2. Spark SQL ETL Engine (Execution Layer)

Purpose:
Interprets the configuration and executes the ETL logic.

Main Functions:

• Load Sources:

• If CDC is enabled → use table_changes() to read only changes.
• If not → load the full data from the specified path or table.

• Register Temporary Views:
  So Spark SQL queries can reference them easily.

• Execute Transformations:

• Runs SQL queries.
• Executes MERGE statements for UPSERT logic where specified.

• Write Targets:

• If UPSERT keys exist → programmatically apply Delta Lake merge() (for dynamic upserts).
• Otherwise → overwrite the target.

Advanced Features Supported:

• Schema evolution (autoMerge.enabled = true).
• Dynamic switching between overwrite and UPSERT.
• Handles both full-refresh and incremental loads in the same engine.

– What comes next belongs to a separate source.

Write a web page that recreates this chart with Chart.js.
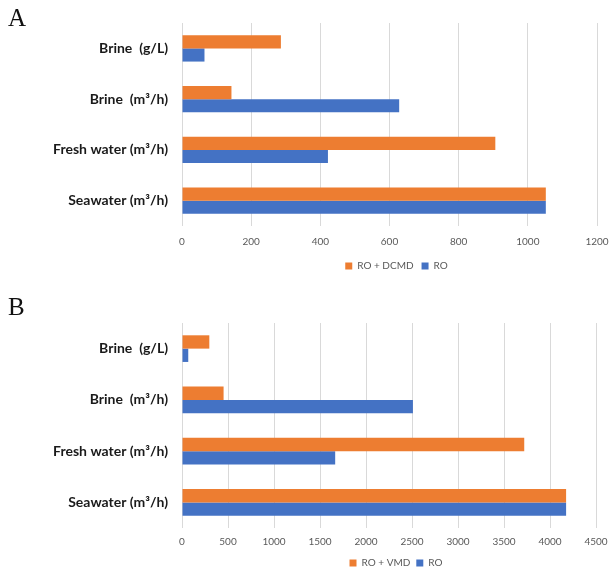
<!DOCTYPE html>
<html lang="en">
<head>
<meta charset="utf-8">
<title>RO vs RO + MD</title>
<script src="https://cdn.jsdelivr.net/npm/chart.js@4.4.1/dist/chart.umd.min.js"></script>
<style>
body {margin: 0; background: #fff;}
.panel {position: relative; width: 610px;}
.tag {position: absolute; left: 8px; font-family: "Liberation Serif", serif; font-size: 25px; color: #111;}
canvas {display: block;}
</style>
</head>
<body>
<div class="panel" style="height:280px">
  <div class="tag" style="top:4px">A</div>
  <canvas id="chartA" width="610" height="280"></canvas>
</div>
<div class="panel" style="height:289px">
  <div class="tag" style="top:13px">B</div>
  <canvas id="chartB" width="610" height="289"></canvas>
</div>

<script>
// categories (top to bottom)
const categories = ['Brine  (g/L)', 'Brine  (m³/h)', 'Fresh water (m³/h)', 'Seawater (m³/h)'];

// panel A : RO vs RO + DCMD
const roA = [65, 628, 422, 1052];
const roDcmd = [286, 143, 906, 1052];
const ticksA = {min: 0, max: 1200, step: 200};

// panel B : RO vs RO + VMD
const roB = [68, 2510, 1665, 4175];
const roVmd = [297, 452, 3720, 4175];
const ticksB = {min: 0, max: 4500, step: 500};

const orange = '#ed7d31';
const blue = '#4472c4';

// centre the legend under the plot area (a bit right of it, like the original)
const legendUnderPlot = {
	id: 'legendUnderPlot',
	afterLayout(chart) {
		const lg = chart.legend;
		lg.left = chart.chartArea.left + 7;
		lg.right = chart.chartArea.right + 7;
		lg.width = lg.right - lg.left;
	}
};

function makeChart(id, label1, data1, data2, ticks, pad) {
	const ctx = document.getElementById(id).getContext('2d');
	return new Chart(ctx, {
		type: 'bar',
		data: {
			labels: categories,
			datasets: [{
				label: label1,
				data: data1,
				backgroundColor: orange,
				borderWidth: 0,
				categoryPercentage: 0.52,
				barPercentage: 1
			}, {
				label: 'RO',
				data: data2,
				backgroundColor: blue,
				borderWidth: 0,
				categoryPercentage: 0.52,
				barPercentage: 1
			}]
		},
		options: {
			indexAxis: 'y',
			responsive: false,
			animation: false,
			layout: {padding: {top: pad.top, right: 0, bottom: pad.bottom}},
			plugins: {
				tooltip: {enabled: false},
				legend: {
					position: 'bottom',
					labels: {
						boxWidth: 7,
						boxHeight: 7,
						padding: pad.legend,
						color: '#595959',
						font: {family: 'Lato', size: 10}
					}
				}
			},
			scales: {
				x: {
					min: ticks.min,
					max: ticks.max,
					grid: {color: '#d9d9d9', drawTicks: false},
					border: {display: false},
					ticks: {
						stepSize: ticks.step,
						padding: pad.tick,
						color: '#595959',
						font: {family: 'Lato', size: 10},
						callback: function (v) { return String(v); }
					},
					afterFit: function (scale) {
						scale.height = pad.xh;
						scale.paddingRight = pad.right;
					}
				},
				y: {
					grid: {display: false, drawTicks: false},
					border: {display: false},
					ticks: {
						padding: 14,
						color: '#1a1a1a',
						font: {family: 'Lato', size: 14, weight: 'bold'}
					},
					afterFit: function (scale) {
						scale.width = 182;
					}
				}
			}
		},
		plugins: [legendUnderPlot]
	});
}

makeChart('chartA', 'RO + DCMD', roDcmd, roA, ticksA, {top: 23, right: 13, bottom: -1, legend: 8, tick: 10, xh: 27});
makeChart('chartB', 'RO + VMD', roVmd, roB, ticksB, {top: 43, right: 14, bottom: -9, legend: 6, tick: 8, xh: 24});
</script>
</body>
</html>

3. Delta Lake CDC (Incremental Data Layer)

Purpose:
Enable efficient incremental processing of data changes rather than full loads.

Key Concepts:

• table_changes():
  Extracts inserted, updated, and deleted rows between versions of a Delta table.

• Change Types:

• _change_type = 'insert'
• _change_type = 'update_postimage'
• _change_type = 'delete'

• MERGE INTO (SQL):
  Executes UPSERT logic, applying changes into the target Delta table.

• DeltaTable.merge() (PySpark API):
  Alternative to SQL MERGE for programmatic upserts.

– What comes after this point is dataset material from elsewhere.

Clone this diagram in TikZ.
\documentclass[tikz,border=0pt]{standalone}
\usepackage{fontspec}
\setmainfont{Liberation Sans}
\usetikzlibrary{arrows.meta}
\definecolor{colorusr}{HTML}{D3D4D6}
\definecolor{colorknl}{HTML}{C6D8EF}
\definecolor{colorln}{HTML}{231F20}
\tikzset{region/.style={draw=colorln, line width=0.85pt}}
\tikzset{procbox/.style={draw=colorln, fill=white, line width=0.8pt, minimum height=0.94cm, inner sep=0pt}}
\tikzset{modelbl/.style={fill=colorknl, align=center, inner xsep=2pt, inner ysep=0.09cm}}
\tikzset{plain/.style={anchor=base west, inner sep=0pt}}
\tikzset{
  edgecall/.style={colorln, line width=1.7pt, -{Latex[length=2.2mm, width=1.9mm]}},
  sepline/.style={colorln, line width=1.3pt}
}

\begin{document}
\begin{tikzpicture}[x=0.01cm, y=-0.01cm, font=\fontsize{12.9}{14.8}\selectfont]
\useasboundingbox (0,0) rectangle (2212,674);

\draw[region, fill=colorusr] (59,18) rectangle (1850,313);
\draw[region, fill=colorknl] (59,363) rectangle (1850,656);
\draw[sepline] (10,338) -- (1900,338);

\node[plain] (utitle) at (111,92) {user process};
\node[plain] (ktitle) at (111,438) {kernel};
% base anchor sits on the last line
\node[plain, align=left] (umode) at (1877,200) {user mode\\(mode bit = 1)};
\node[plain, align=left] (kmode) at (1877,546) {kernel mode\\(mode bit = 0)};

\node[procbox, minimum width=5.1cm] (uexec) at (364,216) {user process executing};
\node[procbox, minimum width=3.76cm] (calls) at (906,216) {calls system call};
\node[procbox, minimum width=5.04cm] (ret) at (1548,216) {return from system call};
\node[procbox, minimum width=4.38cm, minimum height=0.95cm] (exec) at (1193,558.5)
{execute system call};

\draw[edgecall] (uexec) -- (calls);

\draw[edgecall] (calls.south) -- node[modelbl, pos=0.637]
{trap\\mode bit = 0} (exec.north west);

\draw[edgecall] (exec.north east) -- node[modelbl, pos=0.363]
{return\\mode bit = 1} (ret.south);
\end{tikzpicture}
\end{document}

Why It Matters: Processing only changed data saves compute time and reduces cloud storage IO costs.

4. Data Lake / Warehouse (Storage Layer)

Purpose:
Store the processed data for downstream consumption (analytics, BI tools, reporting, ML training).

Can Be:

• Delta Tables → support versioning, ACID transactions, time travel.
• Parquet / ORC → for raw or snapshot data.
• External Warehouses → Synapse, Snowflake, BigQuery, Redshift (if desired).

Supports:

• Schema enforcement and evolution.
• Time travel (querying previous data versions).
• Fine-grained data updates through UPSERT.

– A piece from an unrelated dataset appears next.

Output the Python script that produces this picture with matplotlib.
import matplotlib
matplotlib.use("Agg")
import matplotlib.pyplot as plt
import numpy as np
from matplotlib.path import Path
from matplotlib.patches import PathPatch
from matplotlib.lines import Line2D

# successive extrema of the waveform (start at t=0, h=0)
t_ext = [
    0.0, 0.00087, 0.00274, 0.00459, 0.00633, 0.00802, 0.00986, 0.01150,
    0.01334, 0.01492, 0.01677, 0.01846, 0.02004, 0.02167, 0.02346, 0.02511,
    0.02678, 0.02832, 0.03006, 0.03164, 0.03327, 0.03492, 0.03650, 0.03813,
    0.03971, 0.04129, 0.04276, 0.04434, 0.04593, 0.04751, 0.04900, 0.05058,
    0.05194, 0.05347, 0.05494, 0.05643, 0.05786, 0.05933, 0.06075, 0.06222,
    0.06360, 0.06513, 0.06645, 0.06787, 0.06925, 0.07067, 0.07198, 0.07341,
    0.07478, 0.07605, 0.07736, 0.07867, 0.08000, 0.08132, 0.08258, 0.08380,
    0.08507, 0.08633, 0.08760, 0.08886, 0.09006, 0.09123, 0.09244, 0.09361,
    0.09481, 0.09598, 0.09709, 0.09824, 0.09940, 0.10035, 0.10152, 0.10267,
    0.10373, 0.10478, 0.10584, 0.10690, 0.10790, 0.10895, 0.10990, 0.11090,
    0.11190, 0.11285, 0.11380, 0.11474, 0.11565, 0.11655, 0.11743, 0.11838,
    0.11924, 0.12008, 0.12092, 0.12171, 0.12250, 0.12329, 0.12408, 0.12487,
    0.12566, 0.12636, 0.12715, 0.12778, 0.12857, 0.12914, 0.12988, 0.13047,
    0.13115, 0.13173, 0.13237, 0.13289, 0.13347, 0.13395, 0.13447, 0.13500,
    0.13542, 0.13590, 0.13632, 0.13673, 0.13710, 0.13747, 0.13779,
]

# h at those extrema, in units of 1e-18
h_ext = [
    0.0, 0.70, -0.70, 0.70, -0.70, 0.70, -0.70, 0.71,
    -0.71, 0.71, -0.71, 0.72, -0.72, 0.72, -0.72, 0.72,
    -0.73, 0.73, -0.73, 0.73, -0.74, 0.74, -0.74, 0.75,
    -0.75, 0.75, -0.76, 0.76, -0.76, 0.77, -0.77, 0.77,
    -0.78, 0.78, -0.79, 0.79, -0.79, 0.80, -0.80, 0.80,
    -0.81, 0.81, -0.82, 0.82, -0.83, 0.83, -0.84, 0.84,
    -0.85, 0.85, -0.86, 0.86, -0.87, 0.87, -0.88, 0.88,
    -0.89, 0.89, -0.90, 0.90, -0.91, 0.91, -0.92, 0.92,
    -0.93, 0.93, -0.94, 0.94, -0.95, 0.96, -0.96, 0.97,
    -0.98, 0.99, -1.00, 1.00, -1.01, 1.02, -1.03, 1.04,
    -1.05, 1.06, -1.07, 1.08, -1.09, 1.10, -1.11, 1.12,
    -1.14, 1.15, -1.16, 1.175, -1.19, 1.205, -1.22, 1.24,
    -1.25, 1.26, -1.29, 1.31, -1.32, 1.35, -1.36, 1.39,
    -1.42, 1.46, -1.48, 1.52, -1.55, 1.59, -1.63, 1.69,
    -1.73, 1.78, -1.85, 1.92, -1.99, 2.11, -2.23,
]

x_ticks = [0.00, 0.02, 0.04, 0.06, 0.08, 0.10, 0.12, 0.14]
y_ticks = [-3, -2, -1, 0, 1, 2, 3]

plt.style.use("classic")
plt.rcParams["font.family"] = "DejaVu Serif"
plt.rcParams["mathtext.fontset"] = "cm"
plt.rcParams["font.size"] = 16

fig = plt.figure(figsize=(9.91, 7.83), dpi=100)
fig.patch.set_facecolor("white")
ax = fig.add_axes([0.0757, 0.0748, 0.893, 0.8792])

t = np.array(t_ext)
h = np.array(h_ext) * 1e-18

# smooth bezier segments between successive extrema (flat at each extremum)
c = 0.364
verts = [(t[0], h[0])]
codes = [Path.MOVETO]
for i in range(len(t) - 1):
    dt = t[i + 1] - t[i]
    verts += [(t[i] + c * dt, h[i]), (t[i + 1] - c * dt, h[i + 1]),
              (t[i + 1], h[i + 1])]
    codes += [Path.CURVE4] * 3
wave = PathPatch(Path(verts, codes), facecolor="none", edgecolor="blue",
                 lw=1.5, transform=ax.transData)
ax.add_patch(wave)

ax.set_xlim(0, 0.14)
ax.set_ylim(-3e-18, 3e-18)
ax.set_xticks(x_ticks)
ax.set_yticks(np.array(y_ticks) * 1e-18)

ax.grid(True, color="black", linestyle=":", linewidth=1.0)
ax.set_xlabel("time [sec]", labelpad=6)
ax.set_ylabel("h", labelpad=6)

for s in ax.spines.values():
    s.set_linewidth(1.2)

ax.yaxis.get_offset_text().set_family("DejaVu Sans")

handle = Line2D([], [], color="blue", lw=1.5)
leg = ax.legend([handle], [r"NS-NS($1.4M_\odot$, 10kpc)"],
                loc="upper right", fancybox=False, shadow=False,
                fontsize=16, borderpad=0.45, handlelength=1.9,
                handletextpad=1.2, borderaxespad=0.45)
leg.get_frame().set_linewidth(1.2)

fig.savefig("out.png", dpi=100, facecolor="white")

Spark SQL ETL Engine Pseudocode

import yaml
from pyspark.sql import SparkSession
from delta.tables import DeltaTable

def load_config(path):
    with open(path, 'r') as file:
        return yaml.safe_load(file)

def main(config_path):
    spark = SparkSession.builder \
        .appName("Config-Based ETL with Delta CDC") \
        .config("spark.databricks.delta.schema.autoMerge.enabled", "true") \
        .getOrCreate()

    config = load_config(config_path)

    # Step 1: Load sources and create views
    for src, details in config['sources'].items():
        if details.get('cdc'):
            cdc_df = spark.sql(
                f"SELECT * FROM table_changes('{details['table']}', {details['starting_version']})"
            )
            cdc_df.createOrReplaceTempView(src)
        else:
            df = spark.read.format(details['format']).load(details['path'])
            df.createOrReplaceTempView(src)

    # Step 2: Apply transformations
    for transform in config['transformations']:
        if transform.get('type') == 'merge':
            merge_sql = transform['query']
            spark.sql(merge_sql)
        else:
            df = spark.sql(transform['query'])
            df.createOrReplaceTempView(transform['name'])

    # Step 3: Write targets (UPSERT or overwrite)
    for tgt, details in config['targets'].items():
        df = spark.table(tgt)
        target_path = details['path']

        if details.get('upsert_keys'):
            upsert_keys = details['upsert_keys']
            if DeltaTable.isDeltaTable(spark, target_path):
                delta_target = DeltaTable.forPath(spark, target_path)
                merge_condition = " AND ".join(
                    [f"target.{key} = updates.{key}" for key in upsert_keys]
                )
                delta_target.alias("target").merge(
                    source=df.alias("updates"),
                    condition=merge_condition
                ).whenMatchedUpdateAll().whenNotMatchedInsertAll().execute()
            else:
                df.write.format(details['format']).mode('overwrite').save(target_path)
        else:
            df.write.format(details['format']).mode('overwrite').save(target_path)

    spark.stop()

if __name__ == "__main__":
    main("etl_config.yaml")

Flow Diagram: Dynamic UPSERT Logic

The flow for the above upsert logic:

Advanced Features to Consider

• Parameterization: Runtime value injection into queries.
• Validation Layer: Schema checks and join validations.
• Error Handling & Logging: Detailed job logging and error capture.
• Workflow Orchestration: Compatible with Airflow, Dagster, or Prefect.
• Data Quality Checks: Supports Deequ or Great Expectations.
• Delta CDC for Incremental UPSERTS: Read row-level changes and update targets efficiently.
• Schema Evolution: Auto-merge new columns into Delta tables.

Benefits Comparison

Conclusion

By combining configuration-driven Spark SQL ETL with Delta Lake CDC and UPSERTS, you can create scalable, maintainable, and efficient data pipelines. This architecture empowers both developers and analysts to iterate quickly while maintaining control, flexibility, and optimal performance in your data workflows.

The future of data engineering lies in abstracting complexity while embracing flexibility and scalability, and this pattern accomplishes exactly that.